== Information supplied ==

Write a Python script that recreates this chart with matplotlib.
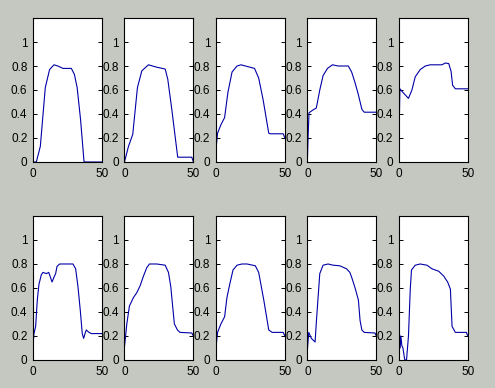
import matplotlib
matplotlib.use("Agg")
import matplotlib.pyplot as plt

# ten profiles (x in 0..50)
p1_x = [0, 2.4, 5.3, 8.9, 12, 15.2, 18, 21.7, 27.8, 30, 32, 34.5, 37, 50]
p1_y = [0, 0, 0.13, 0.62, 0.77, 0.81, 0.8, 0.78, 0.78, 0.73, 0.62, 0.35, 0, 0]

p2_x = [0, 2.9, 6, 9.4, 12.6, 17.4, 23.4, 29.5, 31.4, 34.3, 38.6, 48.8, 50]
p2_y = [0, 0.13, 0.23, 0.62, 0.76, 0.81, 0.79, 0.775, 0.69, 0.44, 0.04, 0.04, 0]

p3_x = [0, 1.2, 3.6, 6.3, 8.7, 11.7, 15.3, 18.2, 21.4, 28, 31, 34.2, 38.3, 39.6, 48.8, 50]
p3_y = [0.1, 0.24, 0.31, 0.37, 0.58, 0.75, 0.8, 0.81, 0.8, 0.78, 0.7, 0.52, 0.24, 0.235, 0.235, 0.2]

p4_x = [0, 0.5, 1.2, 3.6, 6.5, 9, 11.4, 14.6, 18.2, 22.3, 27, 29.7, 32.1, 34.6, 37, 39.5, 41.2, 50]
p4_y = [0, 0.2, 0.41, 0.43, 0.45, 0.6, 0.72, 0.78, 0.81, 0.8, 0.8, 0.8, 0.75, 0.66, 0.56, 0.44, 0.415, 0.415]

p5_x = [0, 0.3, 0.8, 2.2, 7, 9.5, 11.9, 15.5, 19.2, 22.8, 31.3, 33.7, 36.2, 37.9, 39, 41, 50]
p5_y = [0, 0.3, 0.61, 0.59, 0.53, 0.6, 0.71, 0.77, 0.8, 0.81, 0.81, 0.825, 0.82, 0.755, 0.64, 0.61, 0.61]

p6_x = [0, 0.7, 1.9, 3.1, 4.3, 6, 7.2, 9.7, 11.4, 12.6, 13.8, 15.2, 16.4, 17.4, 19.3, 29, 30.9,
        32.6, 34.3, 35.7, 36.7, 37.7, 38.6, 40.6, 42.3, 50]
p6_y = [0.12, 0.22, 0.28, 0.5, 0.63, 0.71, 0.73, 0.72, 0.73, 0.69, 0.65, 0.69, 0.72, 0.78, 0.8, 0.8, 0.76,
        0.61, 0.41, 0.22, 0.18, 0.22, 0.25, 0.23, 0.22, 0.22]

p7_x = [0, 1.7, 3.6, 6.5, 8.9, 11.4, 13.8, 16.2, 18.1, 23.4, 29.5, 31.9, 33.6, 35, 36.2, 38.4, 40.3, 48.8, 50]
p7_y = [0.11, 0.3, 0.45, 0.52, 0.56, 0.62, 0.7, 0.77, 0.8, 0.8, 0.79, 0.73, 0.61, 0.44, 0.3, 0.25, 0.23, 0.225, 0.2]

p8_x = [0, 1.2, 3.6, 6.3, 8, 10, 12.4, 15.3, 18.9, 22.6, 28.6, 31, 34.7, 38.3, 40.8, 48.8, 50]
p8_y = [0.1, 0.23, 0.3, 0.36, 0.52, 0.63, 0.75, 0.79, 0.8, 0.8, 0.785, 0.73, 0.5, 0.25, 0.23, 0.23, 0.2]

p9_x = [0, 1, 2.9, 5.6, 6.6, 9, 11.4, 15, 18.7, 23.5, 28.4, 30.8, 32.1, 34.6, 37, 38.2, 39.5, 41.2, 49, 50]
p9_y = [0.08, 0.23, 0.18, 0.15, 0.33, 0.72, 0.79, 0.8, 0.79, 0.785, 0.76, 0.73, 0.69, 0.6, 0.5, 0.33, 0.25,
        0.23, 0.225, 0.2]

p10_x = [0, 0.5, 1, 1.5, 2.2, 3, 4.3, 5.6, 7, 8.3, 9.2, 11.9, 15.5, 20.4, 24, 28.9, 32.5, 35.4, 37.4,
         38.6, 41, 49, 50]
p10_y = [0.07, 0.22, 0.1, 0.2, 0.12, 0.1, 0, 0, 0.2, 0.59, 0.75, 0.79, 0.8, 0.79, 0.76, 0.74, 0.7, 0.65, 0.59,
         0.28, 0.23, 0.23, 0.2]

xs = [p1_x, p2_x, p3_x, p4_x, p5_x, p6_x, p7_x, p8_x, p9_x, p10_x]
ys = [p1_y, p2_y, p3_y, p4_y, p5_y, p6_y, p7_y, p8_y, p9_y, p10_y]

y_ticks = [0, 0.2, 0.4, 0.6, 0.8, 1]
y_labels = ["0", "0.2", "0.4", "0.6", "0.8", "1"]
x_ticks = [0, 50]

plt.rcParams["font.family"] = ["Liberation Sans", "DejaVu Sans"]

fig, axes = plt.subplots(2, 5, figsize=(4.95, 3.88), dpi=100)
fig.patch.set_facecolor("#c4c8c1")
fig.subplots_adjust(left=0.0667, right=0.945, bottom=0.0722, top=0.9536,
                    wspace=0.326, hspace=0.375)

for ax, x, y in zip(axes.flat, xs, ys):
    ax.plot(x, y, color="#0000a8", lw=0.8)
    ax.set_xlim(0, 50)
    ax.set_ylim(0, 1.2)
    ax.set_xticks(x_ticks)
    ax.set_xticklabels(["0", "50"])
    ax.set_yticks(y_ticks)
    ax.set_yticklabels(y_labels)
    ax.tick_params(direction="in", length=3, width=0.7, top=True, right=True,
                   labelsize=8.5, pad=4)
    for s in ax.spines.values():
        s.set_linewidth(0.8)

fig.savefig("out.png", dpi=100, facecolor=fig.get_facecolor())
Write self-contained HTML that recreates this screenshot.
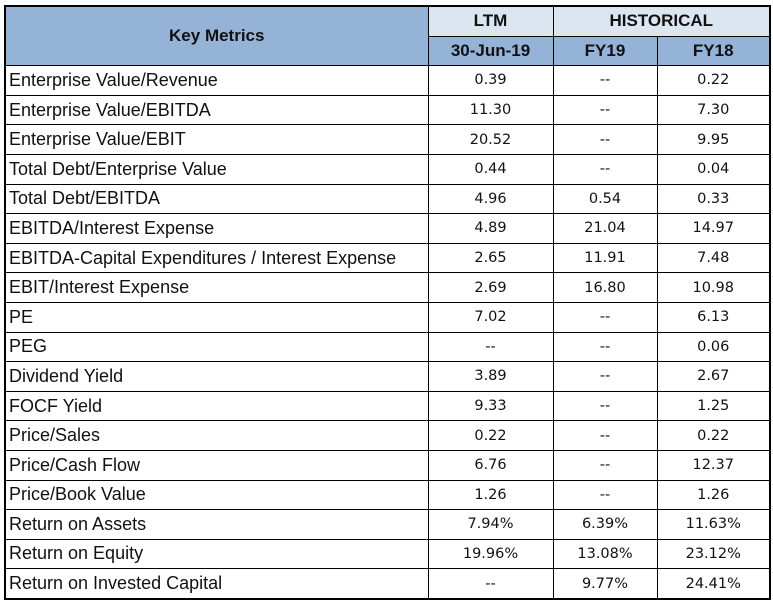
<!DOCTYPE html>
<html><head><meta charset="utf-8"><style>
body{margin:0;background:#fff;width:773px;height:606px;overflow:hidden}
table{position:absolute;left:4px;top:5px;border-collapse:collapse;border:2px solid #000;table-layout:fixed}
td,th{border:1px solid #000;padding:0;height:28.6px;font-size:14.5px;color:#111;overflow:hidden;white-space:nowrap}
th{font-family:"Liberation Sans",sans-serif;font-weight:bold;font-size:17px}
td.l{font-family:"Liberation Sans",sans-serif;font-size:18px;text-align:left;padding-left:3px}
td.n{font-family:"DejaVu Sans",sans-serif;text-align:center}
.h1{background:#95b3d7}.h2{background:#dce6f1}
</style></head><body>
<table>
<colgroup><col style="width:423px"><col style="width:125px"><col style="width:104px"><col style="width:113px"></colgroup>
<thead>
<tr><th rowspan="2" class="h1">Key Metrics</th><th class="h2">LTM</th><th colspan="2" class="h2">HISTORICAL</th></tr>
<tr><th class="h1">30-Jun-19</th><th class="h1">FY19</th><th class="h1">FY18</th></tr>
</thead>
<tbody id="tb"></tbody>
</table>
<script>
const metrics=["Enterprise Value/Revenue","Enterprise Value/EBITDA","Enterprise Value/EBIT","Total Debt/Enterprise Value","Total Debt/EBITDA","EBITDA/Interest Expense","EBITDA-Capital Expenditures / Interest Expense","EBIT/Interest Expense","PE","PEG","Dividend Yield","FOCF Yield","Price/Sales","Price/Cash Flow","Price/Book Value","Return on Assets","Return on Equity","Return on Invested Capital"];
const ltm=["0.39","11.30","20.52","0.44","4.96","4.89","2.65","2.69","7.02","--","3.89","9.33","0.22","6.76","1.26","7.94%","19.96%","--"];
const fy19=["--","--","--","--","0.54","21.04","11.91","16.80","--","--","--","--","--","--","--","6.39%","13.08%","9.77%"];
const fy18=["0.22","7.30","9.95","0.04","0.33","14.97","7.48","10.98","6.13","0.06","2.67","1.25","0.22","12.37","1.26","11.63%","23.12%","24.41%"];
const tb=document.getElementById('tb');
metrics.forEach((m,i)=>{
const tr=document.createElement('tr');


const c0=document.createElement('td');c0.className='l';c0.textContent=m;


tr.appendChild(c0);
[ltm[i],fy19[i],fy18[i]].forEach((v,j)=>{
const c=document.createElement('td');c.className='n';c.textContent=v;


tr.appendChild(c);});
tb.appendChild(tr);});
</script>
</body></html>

== Your objective ==
Skip the pictures and quote each line of the entries above, from the first through the line with "0.235, 0.235, 0.2]", exactly as it appears.

== Complete output ==
Write a Python script that recreates this chart with matplotlib.
import matplotlib
matplotlib.use("Agg")
import matplotlib.pyplot as plt

# ten profiles (x in 0..50)
p1_x = [0, 2.4, 5.3, 8.9, 12, 15.2, 18, 21.7, 27.8, 30, 32, 34.5, 37, 50]
p1_y = [0, 0, 0.13, 0.62, 0.77, 0.81, 0.8, 0.78, 0.78, 0.73, 0.62, 0.35, 0, 0]

p2_x = [0, 2.9, 6, 9.4, 12.6, 17.4, 23.4, 29.5, 31.4, 34.3, 38.6, 48.8, 50]
p2_y = [0, 0.13, 0.23, 0.62, 0.76, 0.81, 0.79, 0.775, 0.69, 0.44, 0.04, 0.04, 0]

p3_x = [0, 1.2, 3.6, 6.3, 8.7, 11.7, 15.3, 18.2, 21.4, 28, 31, 34.2, 38.3, 39.6, 48.8, 50]
p3_y = [0.1, 0.24, 0.31, 0.37, 0.58, 0.75, 0.8, 0.81, 0.8, 0.78, 0.7, 0.52, 0.24, 0.235, 0.235, 0.2]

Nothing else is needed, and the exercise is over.